If you're sure it's a performance problem, change it. If GetContext is a function call (as opposed to a macro or an inline function), then the compiler is going to HAVE to call it every time, because the compiler can't necessarily see what it's doing, and thus, the compiler probably won't know that it can eliminate the call.
Of course, you'll need to make sure that GetContext ALWAYS returns the same thing, and that this 'optimization' is safe.
If it is logically correct to do it the second way, i.e. calling GetContext() once on multiple times does not affect your program logic, i'd do it the second way even if you profile it and prove that there are no performance difference either way, so the next developer looking at this code will not ask the same question again.

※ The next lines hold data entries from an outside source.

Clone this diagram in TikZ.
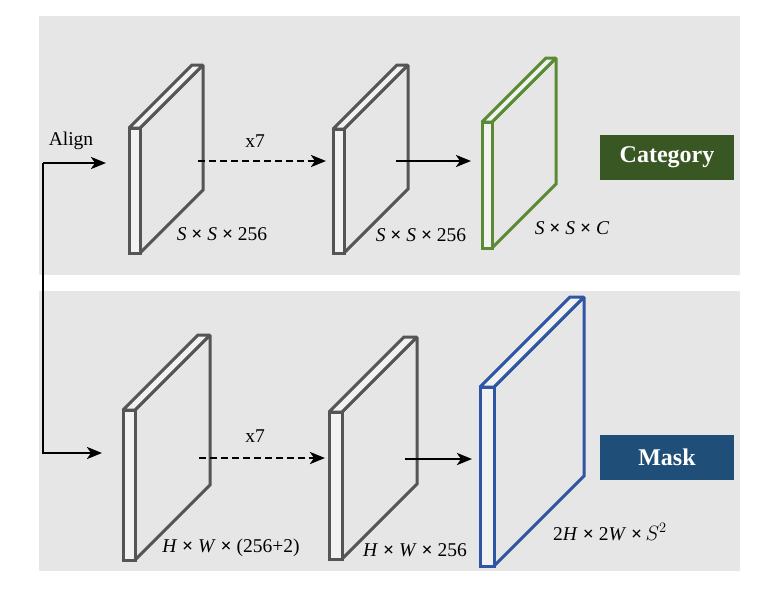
\documentclass[tikz,border=0pt]{standalone}
\usepackage{fontspec}
\setmainfont{Liberation Serif}
\usetikzlibrary{arrows.meta}
\definecolor{panelgray}{HTML}{E6E6E6}
\definecolor{facelight}{HTML}{F2F2F2}
\definecolor{slabgray}{HTML}{555555}
\definecolor{slabgreen}{HTML}{5A8A34}
\definecolor{slabblue}{HTML}{2F55A3}
\definecolor{catgreen}{HTML}{385723}
\definecolor{maskblue}{HTML}{1F4E79}
\newcommand{\myslab}[7]{% name, x0, ytop, t, h, d, color
  \begin{scope}[draw=#7, line width=3pt, line join=miter, miter limit=2]
    \coordinate (#1-fl) at (#2,#3);
    \filldraw[fill=panelgray] (#2+#4,#3) -- (#2+#4+#6,#3-#6) -- (#2+#4+#6,#3+#5-#6) -- (#2+#4,#3+#5) -- cycle;
    \filldraw[fill=facelight] (#2,#3) -- (#2+#6,#3-#6) -- (#2+#4+#6,#3-#6) -- (#2+#4,#3) -- cycle;
    \filldraw[fill=facelight] (#2,#3) rectangle (#2+#4,#3+#5);
  \end{scope}}
\tikzset{
  lbl/.style={font=\fontsize{19.5}{22}\selectfont, inner sep=0pt},
  headbox/.style={font=\fontsize{24}{28}\selectfont\bfseries, text=white, minimum width=134pt, minimum height=45pt, inner sep=0pt},
  conn/.style={line width=2.8pt, -{Stealth[length=15pt,width=12pt,inset=4pt]}},
  dashconn/.style={conn, dash pattern=on 7pt off 4pt},
}
\begin{document}
\begin{tikzpicture}[x=1pt,y=-1pt]
\useasboundingbox (0,0) rectangle (770,603);
% panels
\fill[panelgray] (39,16) rectangle (740,275);
\fill[panelgray] (39,291) rectangle (740,571);
% top slabs
\myslab{s1}{129}{128}{11}{125}{63}{slabgray}
\myslab{s2}{333}{129}{11}{124}{64}{slabgray}
\myslab{s3}{482}{122}{10}{126}{64}{slabgreen}
% bottom slabs
\myslab{b1}{123}{410}{12}{150}{75}{slabgray}
\myslab{b2}{329}{412}{13}{147}{75}{slabgray}
\myslab{b3}{480}{387}{14}{179}{90}{slabblue}
% arrow end points
\coordinate (t1s) at (198,161);
\coordinate (t1e) at (326,161);
\coordinate (t2s) at (396,161);
\coordinate (t2e) at (471,161);
\coordinate (u1s) at (199,458);
\coordinate (u1e) at (325,458);
\coordinate (u2s) at (405,459);
\coordinate (u2e) at (472,459);
\coordinate (corner) at (43,163);
\coordinate (alignTop) at (106,163);
\coordinate (alignBot) at (102,453);
% connectors
\draw[dashconn] (t1s) -- (t1e);
\draw[conn] (t2s) -- (t2e);
\draw[dashconn] (u1s) -- (u1e);
\draw[conn] (u2s) -- (u2e);
\draw[conn] (corner) -- (alignTop);
\draw[conn] (corner) |- (alignBot);
% labels
\node[lbl] (align) at (71,141) {Align};
\node[lbl] (x7a) at (255,141) {x7};
\node[lbl] (x7b) at (255,436) {x7};
\node[lbl] (l1) at (222,234) {\textit{S} \textbf{×} \textit{S} \textbf{×} 256};
\node[lbl] (l2) at (421,235) {\textit{S} \textbf{×} \textit{S} \textbf{×} 256};
\node[lbl] (l3) at (572,228) {\textit{S} \textbf{×} \textit{S} \textbf{×} \textit{C}};
\node[lbl] (l4) at (231,548) {\textit{H} \textbf{×} \textit{W} \textbf{×} (256+2)};
\node[lbl] (l5) at (415,550) {\textit{H} \textbf{×} \textit{W} \textbf{×} 256};
\node[lbl] (l6) at (610,532) {2\textit{H} \textbf{×} 2\textit{W} \textbf{×}\,$S^2$};
% head boxes
\node[headbox, fill=catgreen] (cat) at (667,157.5) {Category};
\node[headbox, fill=maskblue] (mask) at (667,457) {Mask};
\end{tikzpicture}
\end{document}
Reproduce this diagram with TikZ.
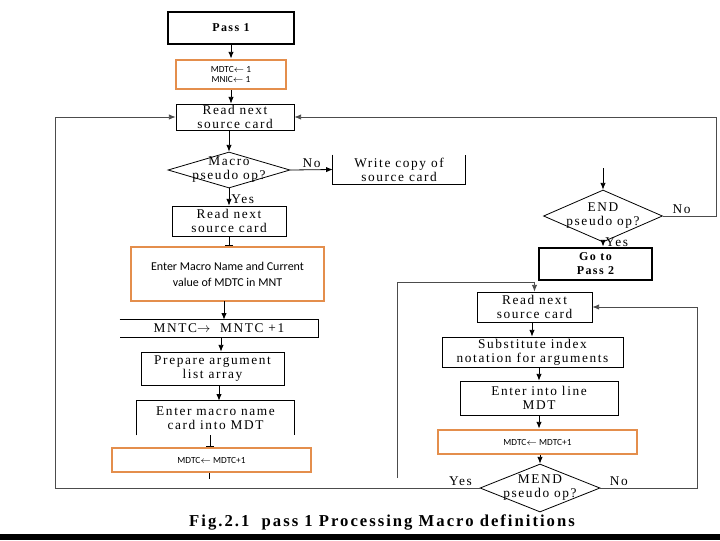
\documentclass[tikz,border=0pt]{standalone}
\usepackage{fontspec}
\setmainfont{Liberation Serif}
\newfontfamily\flowfont[LetterSpace=12]{Liberation Serif}
\newfontfamily\boxfont{Carlito}
\usetikzlibrary{arrows.meta,positioning,shapes.geometric}

\definecolor{boxorange}{RGB}{228,142,76}

\begin{document}
\begin{tikzpicture}[x=0.75pt, y=-0.75pt,
  every node/.style={font=\flowfont\fontsize{10}{10.5}\selectfont},
  proc/.style={rectangle, draw, line width=0.6pt, align=center, inner sep=0pt},
  openbox/.style={rectangle, align=center, inner sep=0pt},
  term/.style={rectangle, draw, line width=2.2pt, align=center, inner sep=0pt, font=\flowfont\bfseries\fontsize{9}{10.5}\selectfont},
  setbox/.style={rectangle, draw=boxorange, line width=2.2pt, align=center, inner sep=0pt, font=\boxfont\fontsize{7}{8}\selectfont},
  decide/.style={diamond, draw, line width=0.6pt, inner sep=0pt},
  qtext/.style={align=center, inner sep=0pt},
  lbl/.style={inner sep=1.5pt},
  arrow/.style={-{Latex[length=5pt,width=4pt]}, line width=0.6pt},
  stub/.style={-{Bar[width=6pt]}, line width=0.6pt},
  loopline/.style={line width=0.6pt, draw=black!70}
]
\useasboundingbox (0,0) rectangle (720,540);

% Left column: macro definition
\node[term, minimum width=94.5pt, minimum height=24pt] (pass1) at (231,28) {Pass 1};
\node[setbox, minimum width=82.5pt, minimum height=21.75pt] (init) at (231,74.5) {MDTC$\leftarrow$ 1\\MNIC$\leftarrow$ 1};
\node[proc, minimum width=88.5pt, minimum height=19.5pt] (read1) at (235,117) {Read next\\source card};
\node[decide, minimum width=91.5pt, minimum height=27pt, label={[qtext]center:Macro\\pseudo op?}] (macroq) at (229,170) {};
\node[openbox, minimum width=99pt, minimum height=21.75pt] (write) at (399,169.5) {Write copy of\\source card};
\node[proc, minimum width=85.5pt, minimum height=22.5pt] (read2) at (229,221) {Read next\\source card};
\node[setbox, minimum width=144.75pt, minimum height=40.5pt, font=\boxfont\fontsize{9}{12}\selectfont] (enter) at (227.5,274) {Enter Macro Name and Current\\value of MDTC in MNT};
\node[openbox, minimum width=148.5pt, minimum height=12.75pt] (mntc) at (219,328.5) {MNTC$\rightarrow$\ \ MNTC +1};
\node[proc, minimum width=107.25pt, minimum height=24.75pt] (prep) at (212.5,368.5) {Prepare argument\\list array};
\node[openbox, minimum width=117.75pt, minimum height=25.5pt] (macname) at (215.5,418) {Enter macro name\\card into MDT};
\node[setbox, minimum width=149.25pt, minimum height=18pt] (mdtcl) at (211.5,460) {MDTC$\leftarrow$ MDTC+1};
\coordinate (leftend) at (209,479);

% Right column: macro body
\coordinate (endin) at (603,168);
\node[decide, minimum width=89.25pt, minimum height=39pt, label={[qtext]center:END\\pseudo op?}] (endq) at (603,216) {};
\node[term, minimum width=84.75pt, minimum height=24pt] (pass2) at (595.5,264) {Go to\\Pass 2};
\node[proc, minimum width=86.25pt, minimum height=22.5pt] (read3) at (534.5,307) {Read next\\source card};
\node[proc, minimum width=135.75pt, minimum height=22.5pt] (subst) at (532.5,352) {Substitute index\\notation for arguments};
\node[proc, minimum width=118.5pt, minimum height=25.5pt] (mdtline) at (539,398) {Enter into line\\MDT};
\node[setbox, minimum width=149.25pt, minimum height=18pt] (mdtcr) at (537.5,442) {MDTC$\leftarrow$ MDTC+1};
\node[decide, minimum width=90pt, minimum height=36pt, label={[qtext]center:MEND\\pseudo op?}] (mendq) at (540,488) {};
\coordinate (loopin) at (397,478);

% Open box sides
\draw[line width=0.6pt] (write.north west) -- (write.south west) -- (write.south east) -- (write.north east);
\draw[line width=0.6pt] (mntc.north west) -- (mntc.north east) -- (mntc.south east) -- (mntc.south west);
\draw[line width=0.6pt] (macname.south west) -- (macname.north west) -- (macname.north east) -- (macname.south east);

% Arrows, left column
\draw[arrow] (pass1) -- (init);
\draw[arrow] (init.south) -- (init.south |- read1.north);
\draw[arrow] (read1.south -| macroq.north) -- (macroq.north);
\draw[arrow] (macroq.east) -- node[lbl, above]{No} (write.west);
\draw[arrow] (macroq.south) -- node[lbl, right, pos=0.6]{Yes} (read2.north);
\draw[stub] (read2.south) -- (read2.south |- enter.north);
\draw[arrow] (224,301) coordinate (enterout) -- (enterout |- mntc.north);
\draw[arrow] (mntc.south -| 221,0) -- (prep.north -| 221,0);
\draw[arrow] (prep.south -| 219,0) -- (macname.north -| 219,0);
\draw[stub] (macname.south -| 210,0) -- (mdtcl.north -| 210,0);
\draw[line width=0.6pt] (mdtcl.south -| leftend) -- (leftend);

% Arrows, right column
\draw[arrow] (endin) -- (endq.north);
\draw[arrow] (endq.south) -- node[lbl, anchor=west, pos=0]{Yes} (endq.south |- pass2.north);
\draw[arrow] (read3.south -| 532,0) -- (subst.north -| 532,0);
\draw[arrow] (subst.south -| 539,0) -- (mdtline.north -| 539,0);
\draw[arrow] (mdtline.south -| 539,0) -- (mdtcr.north -| 539,0);
\draw[arrow] (mdtcr.south -| mendq.north) -- (mendq.north);

% Loop back lines
\draw[loopline, arrow] (endq.east) -- node[lbl, above, pos=0.35, text=black]{No} (716,216) |- (read1.east);
\draw[loopline, arrow] (mendq.west) -- node[lbl, above, pos=0.045, text=black]{Yes} (55,488) |- (read1.west);
\draw[loopline, arrow] (mendq.east) -- node[lbl, above, pos=0.19, text=black]{No} (697,488) |- (read3.east);
\draw[loopline, arrow] (loopin) -- (397,282) -| (read3.north);

% Caption and bottom bar
\node[font=\flowfont\bfseries\fontsize{12.5}{14}\selectfont] (caption) at (382,522) {Fig.2.1\ \ pass 1 Processing Macro definitions};
\fill (0,534) rectangle (720,540);
\end{tikzpicture}
\end{document}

Obviously, if GetContext() has side effects (I/O, updating globals, etc.) than the suggested optimization will produce different results.
So unless the compiler can somehow detect that GetContext() is pure, you should optimize it yourself.
If you're wondering what the compiler does, look at the assembly code.
That is such a simple change, I would do it.
It is quicker to fix it than to debate it.
But do you actually have a problem?
Just because it's called often doesn't mean it's called TOO often.
If it seems qualitatively piggy, sample it to see what it's spending time at.
Chances are excellent that it is not what you would have guessed.